In contrast, the typical Marin user running a Google paid search campaign during this time saw an 18% decline in CPC, coupled with higher click through rates (CTR). This combination of decreasing CPCs and increasing CTR resulted in a higher return on ad spend (ROAS) for Marin users. Assuming no changes in other factors, the following chart shows how reducing the CPC leads to a direct increase in the ROAS.
As ROAS is also affected by ad position and Quality Score, we normalized for the influence of these two factors by looking at CTR trends. The chart below shows how CTR actually increased across our user base during this time, implying that Quality Score and ad position did not have an adverse impact on ROAS.
While this trend doesn’t apply to every client, our data suggests that the average Marin user may have outperformed the average AdWords user. So, how did this happen?
We think that these performance gains can be attributed to the following three factors:
1) Improved Keyword Matching – Marin users leveraged match types more effectively. More clicks were observed coming from exact and phrase match terms, which led to higher CTRs and lower average CPCs.

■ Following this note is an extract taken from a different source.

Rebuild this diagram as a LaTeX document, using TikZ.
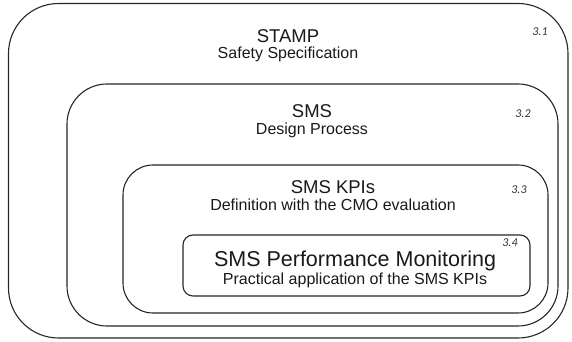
\documentclass[tikz,border=0pt]{standalone}
\usepackage{fontspec}
\setmainfont{Liberation Sans}
\newfontfamily\numfont{Carlito}
\usetikzlibrary{positioning}
\tikzset{
	layer/.style={draw=black!85, line width=1.1pt, inner sep=0pt},
	title/.style={anchor=base, font=\fontsize{18.5}{20}\selectfont, text=black!90},
	subtitle/.style={anchor=base, font=\fontsize{16}{18}\selectfont, text=black!90},
	secnum/.style={anchor=base, font=\numfont\itshape\fontsize{12}{14}\selectfont, text=black!80},
}

\begin{document}
\begin{tikzpicture}[x=1pt, y=1pt]
	\useasboundingbox (0,0) rectangle (572,342);
	
	% nested layers
	\node (stamp) [layer, rounded corners=50pt, minimum width=559.5pt, minimum height=334.5pt] at (288.25,171.25) {};
	\node (sms) [layer, rounded corners=40pt, minimum width=491pt, minimum height=242pt] at (312.5,137) {};
	\node (kpi) [layer, rounded corners=30pt, minimum width=425pt, minimum height=148pt] at (335.5,103) {};
	\node (spm) [layer, rounded corners=10pt, minimum width=347pt, minimum height=61pt] at (356.5,76.5) {};
	
	\node (stampT) [title] at (288,299) {STAMP};
	\node (stampS) [subtitle] at (288,283) {Safety Specification};
	\node (stampN) [secnum] at (540,306) {3.1};
	
	\node (smsT) [title] at (312,224) {SMS};
	\node (smsS) [subtitle] at (312,207) {Design Process};
	\node (smsN) [secnum] at (523,224) {3.2};
	
	\node (kpiT) [title] at (333,148) {SMS KPIs};
	\node (kpiS) [subtitle] at (333,131) {Definition with the CMO evaluation};
	\node (kpiN) [secnum] at (519,148) {3.3};
	
	\node (spmT) [title, font=\fontsize{21.5}{23}\selectfont] at (355,75) {SMS Performance Monitoring};
	\node (spmS) [subtitle] at (355,57) {Practical application of the SMS KPIs};
	\node (spmN) [secnum] at (510,95) {3.4};
	
\end{tikzpicture}
\end{document}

2) Bidding Efficiencies – Marin’s bidding algorithm automates keyword bids based on user defined business goals (such as ROAS), leading to more efficient capital allocation across the keyword portfolio.
3) Cross-Channel Visibility – Many conversions happen offline or in a call center. Because Marin incorporates conversion data from online and offline channels, users have complete visibility into their paid search performance and can make smarter, informed decisions about where and how they spend precious ad dollars.